I think i get what you mean, but if you're healthy, like not lacking iron, your nails will be too (the hair/skin/nail supplements are also good to promote strong nails and helps them grow faster). If you don't want to wear nail polish, then just wear a base coat, with nail hardening properties (i find it also protects them against the usual cleaning products in your house). You can also use some oil like castor or olive on the tip of your nails, it hardens them and moisturizes them, so that they don't break so easily.

I think we get told this because the nail polish removers and the polishes themselves are hard stuff if you look at the ingredients list, but letting them breathe doesn't have much sense for me.


----------



## Optimistique (Mar 6, 2011)

No. Like zadidoll said, it doesn't do anything for your nails. In fact, nail polish really helps to protect your nails and keep them healthy. This doesn't refer to acrylics though, which are very damaging to nails. I really like the new CND Shellac, its only available at a salon though, but it lasts around 2-3 weeks, depending on how fast your nails grow.


----------



## KohLepe (Mar 7, 2011)

I let them breathe from getting them professionally done.  I love artificial nails, but every 6 months, I would take them out so they can "breathe".


----------



## DonnaJ (Mar 9, 2011)

My nails like to chip, peel, and break when I let them breathe, so no, I try not to leave them bare.

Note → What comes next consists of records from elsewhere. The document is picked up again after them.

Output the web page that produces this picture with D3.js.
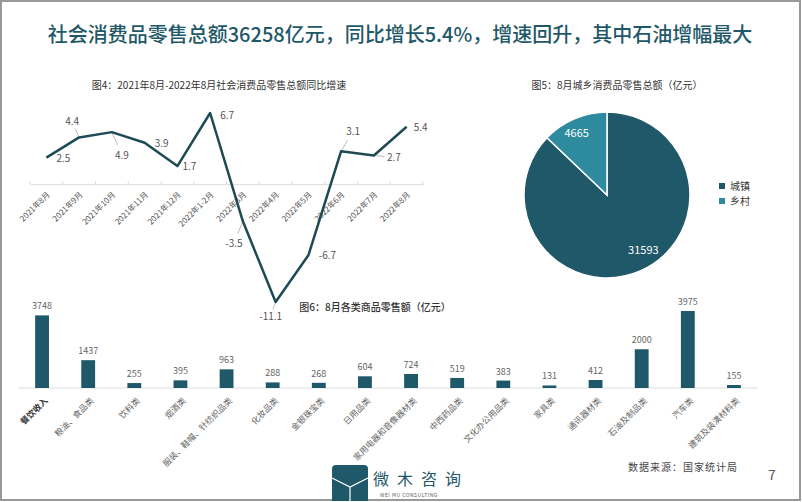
<!DOCTYPE html>
<html>
<head>
<meta charset="utf-8">
<script src="https://cdn.jsdelivr.net/npm/d3@7"></script>
<style>
  body { margin: 0; background: #fff; }
  svg { display: block; font-family: "Noto Sans CJK SC", "Noto Sans", sans-serif; }
</style>
</head>
<body>
<div id="chart"></div>
<script>
// line chart: year-on-year growth
const months = ["2021年8月", "2021年9月", "2021年10月", "2021年11月", "2021年12月", "2022年1-2月",
  "2022年3月", "2022年4月", "2022年5月", "2022年6月", "2022年7月", "2022年8月"];
const growth = [2.5, 4.4, 4.9, 3.9, 1.7, 6.7, -3.5, -11.1, -6.7, 3.1, 2.7, 5.4];

// pie: urban / rural
const areas = ["城镇", "乡村"];
const areaValues = [31593, 4665];

// bars: retail sales by category
const goods = ["餐饮收入", "粮油、食品类", "饮料类", "烟酒类", "服装、鞋帽、针纺织品类", "化妆品类",
  "金银珠宝类", "日用品类", "家用电器和音像器材类", "中西药品类", "文化办公用品类", "家具类",
  "通讯器材类", "石油及制品类", "汽车类", "建筑及装潢材料类"];
const sales = [3748, 1437, 255, 395, 963, 288, 268, 604, 724, 519, 383, 131, 412, 2000, 3975, 155];

// label placement for the line points (layout only)
const labelOffset = [[17, 1], [-7, -16], [10, 23], [17, 1], [12, 0], [17, 2],
  [-9, 22], [-5, 14], [19, 0], [12, -20], [20, 2], [14, 1]];
const leader = [false, true, true, false, false, false, true, true, false, true, true, false];

const dark = "#1f5868";
const light = "#2e8a9e";

const svg = d3.select("#chart").append("svg")
  .attr("width", 802)
  .attr("height", 502);

svg.append("rect")
  .attr("x", 1).attr("y", 1)
  .attr("width", 799).attr("height", 499)
  .attr("fill", "#fff")
  .attr("stroke", "#999")
  .attr("stroke-width", 2);

svg.append("text")
  .attr("x", 400).attr("y", 42)
  .attr("text-anchor", "middle")
  .attr("font-size", 20)
  .attr("font-weight", 500)
  .attr("fill", dark)
  .text("社会消费品零售总额36258亿元，同比增长5.4%，增速回升，其中石油增幅最大");

// ---- line chart ----
svg.append("text")
  .attr("x", 219).attr("y", 89)
  .attr("text-anchor", "middle")
  .attr("font-size", 10)
  .attr("fill", "#333")
  .text("图4：2021年8月-2022年8月社会消费品零售总额同比增速");

const x = d3.scaleBand().domain(months).range([30, 423]);
const y = d3.scaleLinear().domain([-11.1, 6.7]).range([302, 113]);
const cx = (m) => x(m) + x.bandwidth() / 2;

const xAxis = svg.append("g")
  .attr("transform", `translate(0,${y(0)})`)
  .call(d3.axisBottom(x).tickSize(0).tickFormat(""));
xAxis.select(".domain").attr("stroke", "#ddd");
xAxis.selectAll(".bound")
  .data(d3.range(months.length + 1))
  .enter()
  .append("line")
  .attr("x1", (i) => 30 + i * x.step())
  .attr("x2", (i) => 30 + i * x.step())
  .attr("y1", -3).attr("y2", 0)
  .attr("stroke", "#ddd");

svg.selectAll("text.month")
  .data(months)
  .enter()
  .append("text")
  .attr("class", "month")
  .attr("transform", (d) => `translate(${cx(d) + 2},${y(0) + 9}) rotate(-45)`)
  .attr("text-anchor", "end")
  .attr("dy", "0.35em")
  .attr("font-size", 8)
  .attr("fill", "#555")
  .text((d) => d);

const pts = months.map((m, i) => ({ m, v: growth[i], off: labelOffset[i], lead: leader[i] }));

svg.selectAll("line.leader")
  .data(pts.filter((d) => d.lead))
  .enter()
  .append("line")
  .attr("x1", (d) => cx(d.m))
  .attr("y1", (d) => y(d.v))
  .attr("x2", (d) => cx(d.m) + d.off[0] * 0.55)
  .attr("y2", (d) => y(d.v) + d.off[1] * 0.55)
  .attr("stroke", "#aaa")
  .attr("stroke-width", 0.8);

svg.append("path")
  .datum(pts)
  .attr("fill", "none")
  .attr("stroke", "#1d4a54")
  .attr("stroke-width", 2.5)
  .attr("stroke-linejoin", "round")
  .attr("d", d3.line().x((d) => cx(d.m)).y((d) => y(d.v)));

svg.selectAll("text.val")
  .data(pts)
  .enter()
  .append("text")
  .attr("class", "val")
  .attr("x", (d) => cx(d.m) + d.off[0])
  .attr("y", (d) => y(d.v) + d.off[1])
  .attr("dy", "0.35em")
  .attr("text-anchor", "middle")
  .attr("font-size", 10)
  .attr("fill", "#555")
  .text((d) => d.v);

// ---- pie chart ----
svg.append("text")
  .attr("x", 617).attr("y", 89)
  .attr("text-anchor", "middle")
  .attr("font-size", 10)
  .attr("fill", "#333")
  .text("图5：8月城乡消费品零售总额（亿元）");

const pieG = svg.append("g").attr("transform", "translate(607,195)");
const pieData = d3.pie().sort(null)(areaValues);
const arc = d3.arc().innerRadius(0).outerRadius(83);
const labelArc = d3.arc().innerRadius(67).outerRadius(67);
const pieColor = d3.scaleOrdinal().domain(areas).range([dark, light]);

pieG.selectAll("path")
  .data(pieData)
  .enter()
  .append("path")
  .attr("d", arc)
  .attr("fill", (d, i) => pieColor(areas[i]))
  .attr("stroke", "#fff")
  .attr("stroke-width", 1.5);

pieG.selectAll("text")
  .data(pieData)
  .enter()
  .append("text")
  .attr("transform", (d, i) => {
    const [px, py] = labelArc.centroid(d);
    return i === 0 ? `translate(${px + 10},${py - 6})` : `translate(${px - 4},${py})`;
  })
  .attr("text-anchor", "middle")
  .attr("dy", "0.35em")
  .attr("font-size", 11)
  .attr("fill", "#fff")
  .text((d) => d.data);

const legend = svg.selectAll("g.legend")
  .data(areas)
  .enter()
  .append("g")
  .attr("transform", (d, i) => `translate(719,${186 + i * 15})`);
legend.append("rect")
  .attr("x", 0).attr("y", -3)
  .attr("width", 6).attr("height", 6)
  .attr("fill", (d) => pieColor(d));
legend.append("text")
  .attr("x", 11)
  .attr("dy", "0.35em")
  .attr("font-size", 10)
  .attr("fill", "#333")
  .text((d) => d);

// ---- bar chart ----
svg.append("text")
  .attr("x", 375).attr("y", 311)
  .attr("text-anchor", "middle")
  .attr("font-size", 10)
  .attr("font-weight", 500)
  .attr("fill", "#333")
  .text("图6：8月各类商品零售额（亿元）");

const bx = d3.scaleBand().domain(goods).range([19, 757]).paddingInner(0.7).paddingOuter(0.35);
const by = d3.scaleLinear().domain([0, 3975]).range([388, 311]);
const bars = goods.map((g, i) => ({ g, v: sales[i] }));

svg.append("line")
  .attr("x1", 19).attr("x2", 757)
  .attr("y1", by(0)).attr("y2", by(0))
  .attr("stroke", "#ddd");

svg.selectAll("rect.bar")
  .data(bars)
  .enter()
  .append("rect")
  .attr("class", "bar")
  .attr("x", (d) => bx(d.g))
  .attr("y", (d) => by(d.v))
  .attr("width", bx.bandwidth())
  .attr("height", (d) => by(0) - by(d.v))
  .attr("fill", dark);

svg.selectAll("text.bv")
  .data(bars)
  .enter()
  .append("text")
  .attr("class", "bv")
  .attr("x", (d) => bx(d.g) + bx.bandwidth() / 2)
  .attr("y", (d) => by(d.v) - 6)
  .attr("text-anchor", "middle")
  .attr("font-size", 9)
  .attr("fill", "#666")
  .text((d) => d.v);

svg.selectAll("text.good")
  .data(bars)
  .enter()
  .append("text")
  .attr("class", "good")
  .attr("transform", (d) => `translate(${bx(d.g) + bx.bandwidth() / 2 + 4},${by(0) + 11}) rotate(-45)`)
  .attr("text-anchor", "end")
  .attr("dy", "0.35em")
  .attr("font-size", 8.5)
  .attr("font-weight", (d, i) => i === 0 ? 700 : 400)
  .attr("fill", (d, i) => i === 0 ? "#333" : "#666")
  .text((d) => d.g);

// ---- footer ----
const logo = svg.append("g").attr("transform", "translate(332,465)");
logo.append("path")
  .attr("d", "M0,36 V4 Q0,0 4,0 H32 Q36,0 36,4 V36 Z")
  .attr("fill", dark);
logo.append("path")
  .attr("d", "M0,13 L18,22 L36,13 M18,22 V36")
  .attr("fill", "none")
  .attr("stroke", "#fff")
  .attr("stroke-width", 1.2);

svg.append("text")
  .attr("x", 373).attr("y", 485)
  .attr("font-size", 16)
  .attr("letter-spacing", 8)
  .attr("fill", dark)
  .text("微木咨询");
svg.append("text")
  .attr("x", 380).attr("y", 497)
  .attr("font-size", 5)
  .attr("letter-spacing", 0.5)
  .attr("fill", "#555")
  .text("WEI  MU  CONSULTING");

svg.append("text")
  .attr("x", 628).attr("y", 471)
  .attr("font-size", 10)
  .attr("fill", "#444")
  .attr("letter-spacing", 1)
  .text("数据来源：国家统计局");
svg.append("text")
  .attr("x", 768).attr("y", 480)
  .attr("font-size", 14)
  .attr("fill", "#555")
  .text("7");
</script>
</body>
</html>
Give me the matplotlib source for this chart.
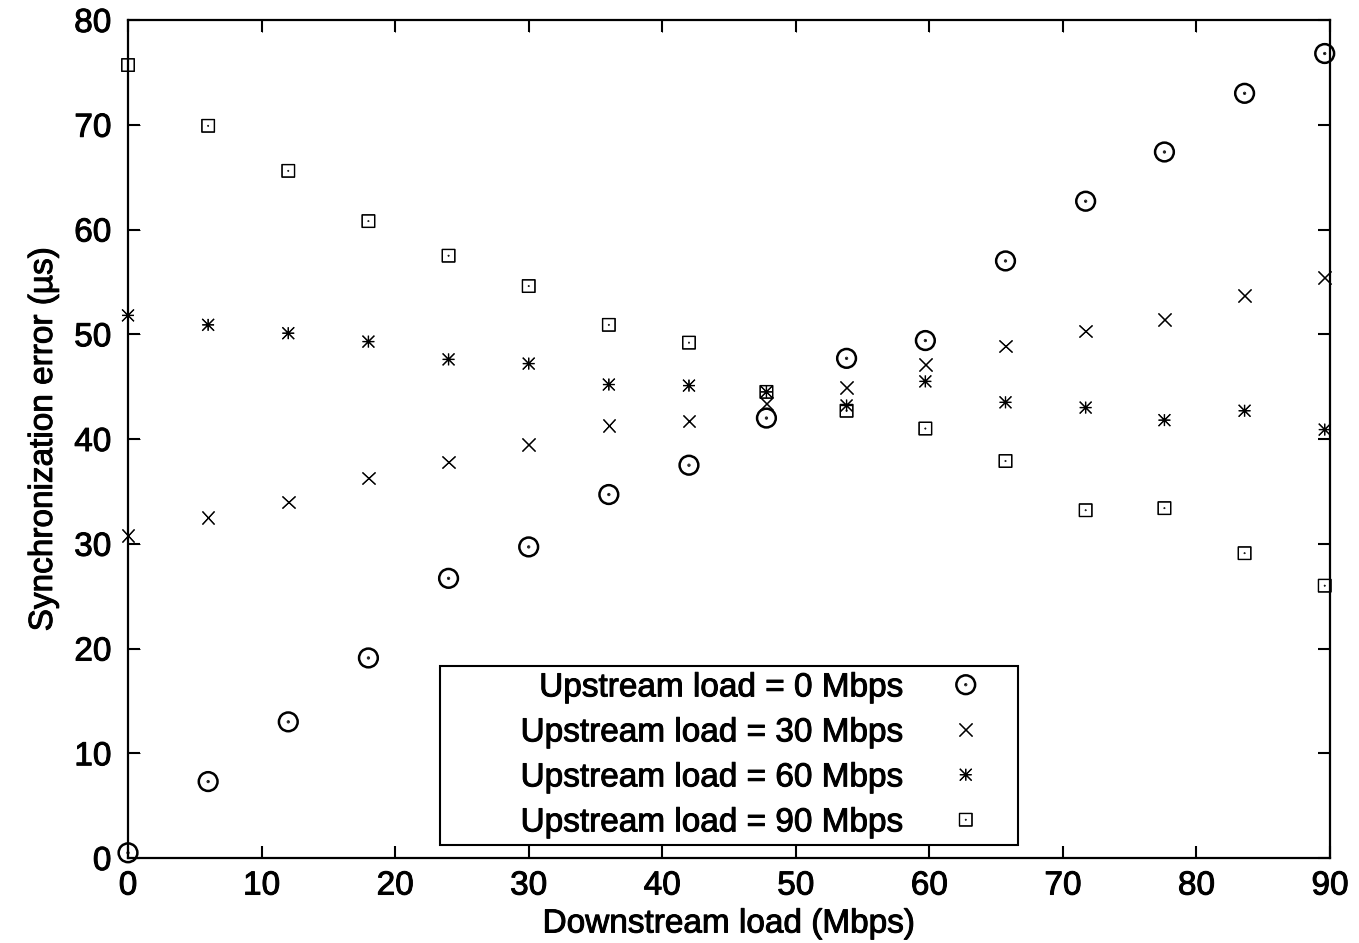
import numpy as np
import matplotlib.pyplot as plt
import matplotlib.patheffects as pe
from matplotlib.path import Path
from matplotlib.transforms import Affine2D

plt.rcParams['font.family'] = ['Liberation Sans', 'DejaVu Sans']
plt.rcParams['path.effects'] = [pe.withStroke(linewidth=0.7, foreground='black')]

# downstream load (Mbps)
x = [0, 6, 12, 18, 24, 30, 36, 42, 47.8, 53.8, 59.7, 65.7, 71.7, 77.6, 83.6, 89.6]

# synchronization error (us) for each upstream load
up0 = [0.5, 7.3, 13.0, 19.1, 26.7, 29.7, 34.7, 37.5, 42.0, 47.7, 49.4, 57.0, 62.7, 67.4, 73.0, 76.8]
up30 = [30.8, 32.5, 34.0, 36.3, 37.8, 39.5, 41.3, 41.7, 43.4, 44.9, 47.1, 48.9, 50.3, 51.4, 53.7, 55.4]
up60 = [51.8, 50.9, 50.1, 49.3, 47.6, 47.2, 45.2, 45.1, 44.5, 43.2, 45.5, 43.5, 43.0, 41.8, 42.7, 40.9]
up90 = [75.7, 69.9, 65.6, 60.8, 57.5, 54.6, 50.9, 49.2, 44.5, 42.7, 41.0, 37.9, 33.2, 33.4, 29.1, 26.0]

labels = ['Upstream load = 0 Mbps', 'Upstream load = 30 Mbps',
          'Upstream load = 60 Mbps', 'Upstream load = 90 Mbps']

# gnuplot-like point shapes
dot = Path.circle((0, 0), 0.04)
circ = Path.make_compound_path(Path.unit_circle(), dot)
sq = Path.make_compound_path(
    Path.unit_rectangle().transformed(Affine2D().translate(-0.5, -0.5).scale(2)), dot)
ast = Path([(-1, 0), (1, 0), (0, -1), (0, 1), (-1, -1), (1, 1), (-1, 1), (1, -1)],
           [Path.MOVETO, Path.LINETO] * 4)

fig = plt.figure(figsize=(13.59, 9.43), dpi=100)
ax = fig.add_axes([0.0942, 0.0901, 0.8845, 0.8887])

pad = ' ' * 8  # gnuplot keeps a wide gap left of the key text
ax.plot(x, up0, linestyle='none', marker=circ, ms=13.5, mfc='none', mec='black',
        mew=1.8, clip_on=False, label=pad + labels[0])
ax.plot(x, up30, linestyle='none', marker='x', ms=9, mec='black',
        mew=1.0, clip_on=False, label=pad + labels[1])
ax.plot(x, up60, linestyle='none', marker=ast, ms=8.5, mfc='none', mec='black',
        mew=1.0, clip_on=False, label=pad + labels[2])
ax.plot(x, up90, linestyle='none', marker=sq, ms=9, mfc='none', mec='black',
        mew=1.0, clip_on=False, label=pad + labels[3])

ax.set_xlim(0, 90)
ax.set_ylim(0, 80)
ax.set_xticks(np.arange(0, 91, 10))
ax.set_yticks(np.arange(0, 81, 10))
ax.tick_params(direction='in', length=8.6, width=1.5, labelsize=24,
               top=True, right=True, pad=9)
ax.tick_params(axis='y', pad=12)
for s in ax.spines.values():
    s.set_linewidth(1.6)

ax.set_xlabel('Downstream load (Mbps)', fontsize=24, labelpad=5)
ax.set_ylabel('Synchronization error (\u00b5s)', fontsize=24, labelpad=11)

leg = ax.legend(loc='lower center', bbox_to_anchor=(0.5, 0.0155), markerfirst=False,
                fontsize=24, frameon=True, fancybox=False, edgecolor='black',
                framealpha=1, borderaxespad=0, handlelength=2.75,
                labelspacing=0.42, borderpad=0.2, handletextpad=0.5)
leg.get_frame().set_linewidth(1.5)
leg.get_frame().set_path_effects([])

fig.savefig('out.png', dpi=100)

If I don't have time for a full manicure then I at least make time to throw on a layer of nail treatment or base coat.


----------



## Annelle (Mar 9, 2011)

I've gone months and years without putting any polish on my nails before, but like some of the other girls said, when my nails are being especially bad with the chipping and peeling, I try to get on top of keeping a manicure on, so at the very least, I'm not staring at my nails all day peeling and trying to peel those suckers off.

If they're painted, I keep my hands off because I don't want my polish to get screwed up!  It also helps to force the nail to stick together so it has time to grow out for me to cut it instead of peeling even worse every time I wash my hands or shower.


----------



## reesesilverstar (Mar 9, 2011)

When I feel lazy they breathe I guess. But that's when they break the most, so I'm with Lola and give the "breathe" theory a side eye.


----------



## ox0xbarbiex0xo (Mar 9, 2011)

Most people I know haven't ever seen me without polish - fingers or toes.  lol  I've been painting them for years and years non-stop.  My nails have never been bare since I first discovered nail polish when I was a wee one!   

The only "breathing" they get is the 10 minutes between polish changes.




  My nails are healthy and strong as well.  No problems.


----------



## Dalylah (Mar 10, 2011)

My nails breathing is purely dependant on whether I want them painted or am way too lazy to do it haha. Sad but true.


----------